Most trips to the beach yield nothing more than a shoe full of sand and a few broken shells; Lucky beachgoers might find an unbroken sand dollar. Ten-year-old Noah Cordle of Springfield, Virginia, however, found a 10,000-year-old arrowhead while visiting Long Beach Island with his family, the Asbury Park Press reports.
Last week, the arrow clunked against Noah’s leg as he stood at the edge of the surf in Beach Haven. It was still sharp enough to hurt.
“I thought it was a crab,” Noah said.
When he picked up the pointy, black, 2.5-inch object, he figured he better show it to his parents, Andrea and Brian Cordle. His 6-year-old sister, Natalie, was unimpressed.
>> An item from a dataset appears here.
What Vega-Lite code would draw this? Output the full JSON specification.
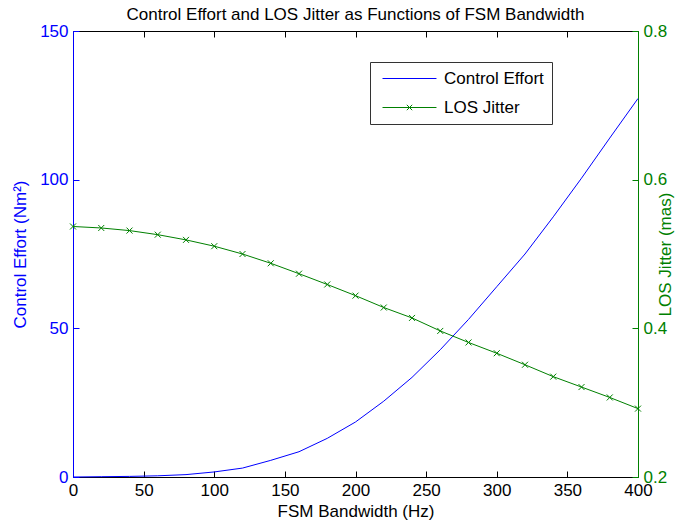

But his parents were excited.
His mother contacted Greg Lattanzi, president of the Archaeological Society of New Jersey and assistant curator of the archeology and ethnography bureau of the New Jersey State Museum in Trenton.
“I was basically blown away,” Lattanzi said. “Finding these points is rare.”
How rare? The State Museum maintains a collection of about 20 to 25 Paleoindian points, but most were unearthed by professionals at archaeological digs.
“Only one other one recorded had washed up on a beach,” he said, “on Island Beach State Park in ’94 or ’95.”